L’ONU demande l’aide du Canada pour endiguer la violence fondée sur le genre

OTTAWA — Une initiative des Nations Unies visant à éliminer la violence fondée sur le genre demande au Canada de fournir de l’argent pour aider à endiguer le recul des droits des femmes, même si les libéraux réduisent l’aide étrangère.

«Les droits des femmes et la violence contre les femmes et les filles ne sont pas une question secondaire», a souligné Nahla Valji, conseillère principale en matière d’égalité des sexes à l’ONU, un poste que le Canada a poussé à créer au siège de l’agence à New York.

Mme Valji, qui a grandi à Burnaby, en Colombie-Britannique, est sur la colline du Parlement cette semaine pour demander au premier ministre Justin Trudeau d’aider à freiner l’érosion des droits des femmes dans le monde.

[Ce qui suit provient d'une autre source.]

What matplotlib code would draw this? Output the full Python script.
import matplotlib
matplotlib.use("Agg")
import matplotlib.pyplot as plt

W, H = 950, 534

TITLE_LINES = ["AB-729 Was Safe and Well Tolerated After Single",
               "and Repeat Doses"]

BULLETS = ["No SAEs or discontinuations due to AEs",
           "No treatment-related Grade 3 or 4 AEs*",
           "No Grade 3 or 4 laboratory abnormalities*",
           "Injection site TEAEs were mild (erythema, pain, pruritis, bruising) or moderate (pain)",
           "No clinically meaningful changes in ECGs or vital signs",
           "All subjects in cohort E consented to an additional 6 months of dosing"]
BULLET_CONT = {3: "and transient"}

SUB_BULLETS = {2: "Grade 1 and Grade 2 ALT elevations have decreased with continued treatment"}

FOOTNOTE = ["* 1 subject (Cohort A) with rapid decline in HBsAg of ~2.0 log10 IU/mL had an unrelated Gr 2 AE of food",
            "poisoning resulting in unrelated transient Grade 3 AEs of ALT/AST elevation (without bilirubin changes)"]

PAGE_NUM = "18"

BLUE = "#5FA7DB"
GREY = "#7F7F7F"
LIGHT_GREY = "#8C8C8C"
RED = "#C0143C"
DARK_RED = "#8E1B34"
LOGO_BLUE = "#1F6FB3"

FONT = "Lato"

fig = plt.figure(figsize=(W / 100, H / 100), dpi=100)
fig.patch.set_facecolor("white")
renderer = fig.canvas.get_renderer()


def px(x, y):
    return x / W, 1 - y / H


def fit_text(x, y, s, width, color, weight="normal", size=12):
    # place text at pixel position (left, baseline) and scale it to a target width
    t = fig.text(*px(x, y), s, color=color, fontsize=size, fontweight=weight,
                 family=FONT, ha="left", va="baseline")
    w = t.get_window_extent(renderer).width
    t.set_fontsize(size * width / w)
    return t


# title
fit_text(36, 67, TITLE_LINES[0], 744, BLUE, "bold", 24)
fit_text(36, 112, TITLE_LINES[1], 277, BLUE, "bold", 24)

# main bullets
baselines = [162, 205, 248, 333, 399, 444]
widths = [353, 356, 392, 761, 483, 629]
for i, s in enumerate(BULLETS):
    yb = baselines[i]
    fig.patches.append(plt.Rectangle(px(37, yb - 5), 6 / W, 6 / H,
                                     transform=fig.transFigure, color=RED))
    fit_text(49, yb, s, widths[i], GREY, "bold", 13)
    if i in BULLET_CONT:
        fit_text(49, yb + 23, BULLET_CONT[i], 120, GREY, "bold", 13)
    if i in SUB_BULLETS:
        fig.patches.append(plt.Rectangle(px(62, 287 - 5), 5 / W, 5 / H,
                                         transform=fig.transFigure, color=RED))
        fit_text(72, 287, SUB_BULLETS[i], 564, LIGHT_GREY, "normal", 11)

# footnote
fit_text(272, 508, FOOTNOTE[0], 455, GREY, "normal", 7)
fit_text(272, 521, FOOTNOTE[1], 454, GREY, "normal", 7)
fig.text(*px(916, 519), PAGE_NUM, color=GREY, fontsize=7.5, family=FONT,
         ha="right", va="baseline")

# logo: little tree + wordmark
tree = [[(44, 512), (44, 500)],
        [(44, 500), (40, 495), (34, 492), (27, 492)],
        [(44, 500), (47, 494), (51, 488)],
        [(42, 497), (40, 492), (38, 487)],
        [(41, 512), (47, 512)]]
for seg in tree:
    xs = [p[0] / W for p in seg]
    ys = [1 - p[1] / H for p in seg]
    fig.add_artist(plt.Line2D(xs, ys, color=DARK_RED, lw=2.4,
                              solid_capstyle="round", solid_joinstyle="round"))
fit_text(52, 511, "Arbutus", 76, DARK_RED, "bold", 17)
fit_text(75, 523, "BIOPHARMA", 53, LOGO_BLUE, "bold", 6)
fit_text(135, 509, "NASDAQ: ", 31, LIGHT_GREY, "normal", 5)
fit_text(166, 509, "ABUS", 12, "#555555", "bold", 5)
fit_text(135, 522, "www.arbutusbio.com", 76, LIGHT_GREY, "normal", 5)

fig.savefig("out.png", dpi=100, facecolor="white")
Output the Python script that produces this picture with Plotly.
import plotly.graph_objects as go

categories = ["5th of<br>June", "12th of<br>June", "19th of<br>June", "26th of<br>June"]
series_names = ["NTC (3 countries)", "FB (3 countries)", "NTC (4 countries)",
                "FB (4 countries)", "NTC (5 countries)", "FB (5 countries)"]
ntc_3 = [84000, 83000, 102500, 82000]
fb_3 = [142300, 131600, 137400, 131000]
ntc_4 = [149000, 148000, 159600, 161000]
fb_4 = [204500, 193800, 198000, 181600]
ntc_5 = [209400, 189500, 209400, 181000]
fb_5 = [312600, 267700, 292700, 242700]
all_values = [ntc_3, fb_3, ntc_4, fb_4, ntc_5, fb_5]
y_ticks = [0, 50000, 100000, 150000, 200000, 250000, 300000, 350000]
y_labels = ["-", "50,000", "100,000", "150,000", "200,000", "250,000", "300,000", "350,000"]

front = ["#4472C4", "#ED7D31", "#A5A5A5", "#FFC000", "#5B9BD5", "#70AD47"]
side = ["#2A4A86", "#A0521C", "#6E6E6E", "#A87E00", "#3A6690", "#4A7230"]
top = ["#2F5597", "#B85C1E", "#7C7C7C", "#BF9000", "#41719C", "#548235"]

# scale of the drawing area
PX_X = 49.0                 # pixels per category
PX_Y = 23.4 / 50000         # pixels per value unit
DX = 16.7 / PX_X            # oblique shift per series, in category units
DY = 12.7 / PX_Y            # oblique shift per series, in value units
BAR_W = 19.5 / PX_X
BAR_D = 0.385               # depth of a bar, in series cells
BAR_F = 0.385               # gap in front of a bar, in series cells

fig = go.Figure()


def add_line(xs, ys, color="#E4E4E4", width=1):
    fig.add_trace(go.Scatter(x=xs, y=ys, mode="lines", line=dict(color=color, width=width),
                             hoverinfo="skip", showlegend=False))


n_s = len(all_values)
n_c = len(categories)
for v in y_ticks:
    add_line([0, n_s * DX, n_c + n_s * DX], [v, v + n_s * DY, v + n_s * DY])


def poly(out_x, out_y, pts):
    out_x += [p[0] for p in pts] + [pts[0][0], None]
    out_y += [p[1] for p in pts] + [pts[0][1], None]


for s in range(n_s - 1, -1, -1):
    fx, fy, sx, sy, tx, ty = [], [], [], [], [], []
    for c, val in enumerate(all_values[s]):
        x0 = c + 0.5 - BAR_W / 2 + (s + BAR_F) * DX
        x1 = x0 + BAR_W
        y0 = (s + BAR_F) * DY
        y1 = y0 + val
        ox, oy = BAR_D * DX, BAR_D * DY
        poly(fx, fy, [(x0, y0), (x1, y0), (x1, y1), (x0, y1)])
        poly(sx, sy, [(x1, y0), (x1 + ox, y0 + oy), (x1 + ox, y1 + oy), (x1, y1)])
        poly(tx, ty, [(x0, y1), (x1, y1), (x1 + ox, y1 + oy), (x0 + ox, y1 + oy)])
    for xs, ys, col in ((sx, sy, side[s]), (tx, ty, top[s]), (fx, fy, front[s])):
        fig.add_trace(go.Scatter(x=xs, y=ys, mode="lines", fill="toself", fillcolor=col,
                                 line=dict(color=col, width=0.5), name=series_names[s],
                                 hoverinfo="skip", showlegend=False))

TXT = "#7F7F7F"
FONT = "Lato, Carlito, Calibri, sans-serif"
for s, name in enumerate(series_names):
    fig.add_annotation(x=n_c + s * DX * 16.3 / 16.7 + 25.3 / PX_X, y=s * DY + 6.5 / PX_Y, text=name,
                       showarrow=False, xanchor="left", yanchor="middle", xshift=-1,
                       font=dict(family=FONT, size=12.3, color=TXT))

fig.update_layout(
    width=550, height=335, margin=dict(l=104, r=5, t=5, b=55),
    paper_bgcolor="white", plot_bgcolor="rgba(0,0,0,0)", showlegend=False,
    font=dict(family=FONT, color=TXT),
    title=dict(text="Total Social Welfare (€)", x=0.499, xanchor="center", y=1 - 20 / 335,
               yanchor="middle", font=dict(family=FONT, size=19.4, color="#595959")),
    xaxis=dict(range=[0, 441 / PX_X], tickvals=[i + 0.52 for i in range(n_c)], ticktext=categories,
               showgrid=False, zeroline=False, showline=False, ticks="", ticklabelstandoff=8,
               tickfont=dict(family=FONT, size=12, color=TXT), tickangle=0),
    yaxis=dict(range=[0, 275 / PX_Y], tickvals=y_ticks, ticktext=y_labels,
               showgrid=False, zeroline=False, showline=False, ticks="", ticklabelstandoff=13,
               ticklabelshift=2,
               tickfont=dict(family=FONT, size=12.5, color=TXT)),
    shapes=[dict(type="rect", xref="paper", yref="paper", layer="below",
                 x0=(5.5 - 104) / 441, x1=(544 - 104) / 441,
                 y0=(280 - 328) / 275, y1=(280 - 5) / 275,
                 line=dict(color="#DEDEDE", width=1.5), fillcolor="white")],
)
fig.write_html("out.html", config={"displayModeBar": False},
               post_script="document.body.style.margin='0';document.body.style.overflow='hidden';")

Elle donne suite à une lettre de la sous-secrétaire générale des Nations Unies, Amina Mohammed, qui a demandé à M. Trudeau d’aider à financer ce qu’on appelle l’Initiative Spotlight.

Le projet a été lancé en 2017 avec l’engagement de l’Union européenne de 500 millions d’euros, soit environ 740 millions $CAN, pour des projets visant à lutter contre la violence sexiste et à donner aux femmes une place à la table des négociations post-conflit.

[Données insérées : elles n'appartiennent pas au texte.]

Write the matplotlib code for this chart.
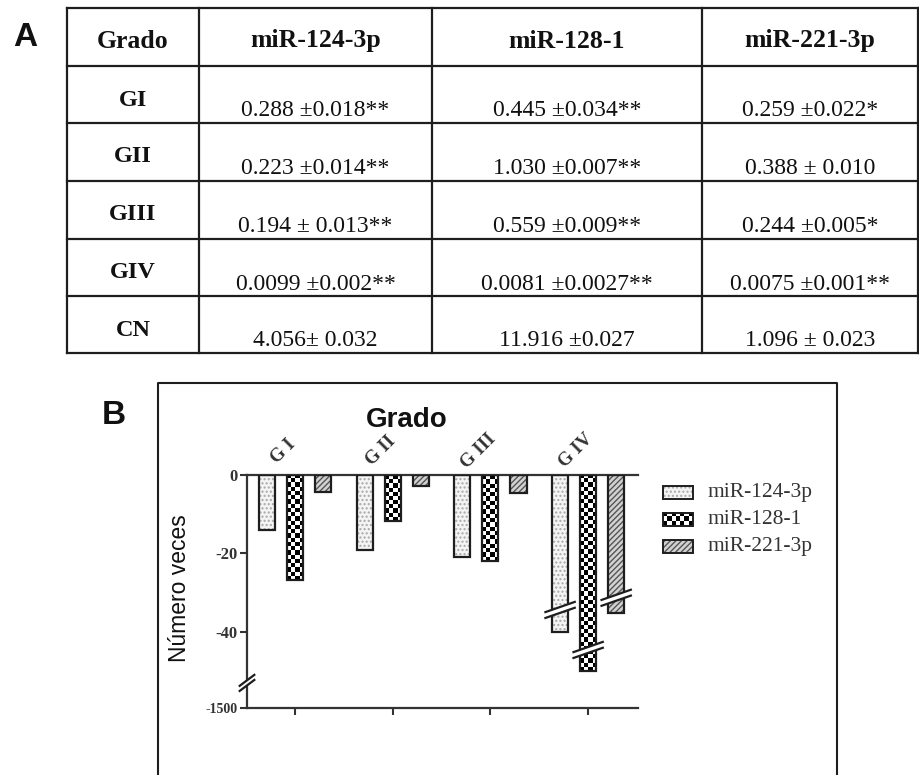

L’Initiative Spotlight travaille dans deux douzaines des pays les plus pauvres du monde, aidant des groupes locaux à lancer des projets qui fournissent des emplois aux femmes tout en éliminant la violence.

Par exemple, un projet au Liberia a travaillé avec des aînés et des groupes féministes dans ce pays d’Afrique de l’Ouest pour aider à faire respecter une interdiction nationale de l’excision, également connue sous le nom de mutilation génitale féminine. Spotlight Initiative a également dispensé une formation afin que les personnes qui avaient l’habitude d’effectuer cette pratique puissent à la place trouver des emplois dans l’agriculture.

Pourtant, la demande de Mme Valji arrive à un moment où de nombreux pays connaissent des changements drastiques.

Le régime taliban afghan a interdit aux femmes d’aller à l’école, les organisations criminelles en Haïti érigent en armes la violence sexuelle dans leurs guerres de territoire. Le taux de féminicide au Honduras, au Salvador et au Guatemala est comparable à celui des pays en situation de conflit, souligne-t-elle.

«Pendant de multiples crises à l’échelle mondiale et la prolifération de la violence contre les femmes et les filles, nous avons en fait été en mesure de prouver un modèle de réussite», a fait valoir Mme Valji.

Le bureau de Nahla Valji n’a pas voulu partager la lettre, mais a déclaré qu’il «invite le Canada à être un partenaire dans l’augmentation de l’investissement» d’ici la fin de 2023. Il n’a pas précisé de montant.

Elle s’appuie sur la rhétorique des libéraux pour mettre les femmes au centre de leurs efforts diplomatiques, comme par le biais d’une politique d’aide féministe.

«Le Canada a toujours été un chef de file sur la scène internationale, depuis Lester B. Pearson jusqu’à aujourd’hui, en termes de multilatéralisme», a-t-elle soutenu.

«Tout au long de l’histoire, le Canada est passé de la parole aux actes en ce qui concerne les valeurs de la charte [de l’ONU].»

Le gouvernement dit qu’il évalue la demande. Mais en même temps, les compressions fédérales obligent le secteur du développement à se préparer à réduire les programmes.

Les libéraux insistent sur le fait qu’une baisse de 15 % du financement de l’aide étrangère n’est pas réellement une réduction, car elle est supérieure à leurs dépenses d’avant la pandémie.

M. Trudeau a été confronté à des questions à ce sujet la semaine dernière lors de l’événement Global Citizen Now à New York. Il a souligné qu’une recrudescence des crises humanitaires signifie que le Canada dépensera davantage pour le soutien réactif, même si les dépenses proactives pour les projets de développement sont de retour à peu près au même niveau qu’avant la pandémie de COVID-19.

Pourtant, Mme Valji a déclaré que le Canada est l’un des meilleurs pays au monde pour tenter de lutter contre la violence sexiste, en partie en admettant ses propres problèmes à la maison.

«Ce rôle de leadership qu’ils jouent sur la scène internationale a également été une réflexion sur le fait qu’aucun pays au monde n’a atteint l’égalité des sexes», a-t-elle mentionné.

Elle a noté que l’ambassadrice du Canada pour les femmes, la paix et la sécurité, Jacqueline O’Neill, est responsable non seulement de défendre les femmes à l’étranger, mais aussi de voir ce que le Canada peut apprendre de la façon dont d’autres pays font des progrès pour les femmes.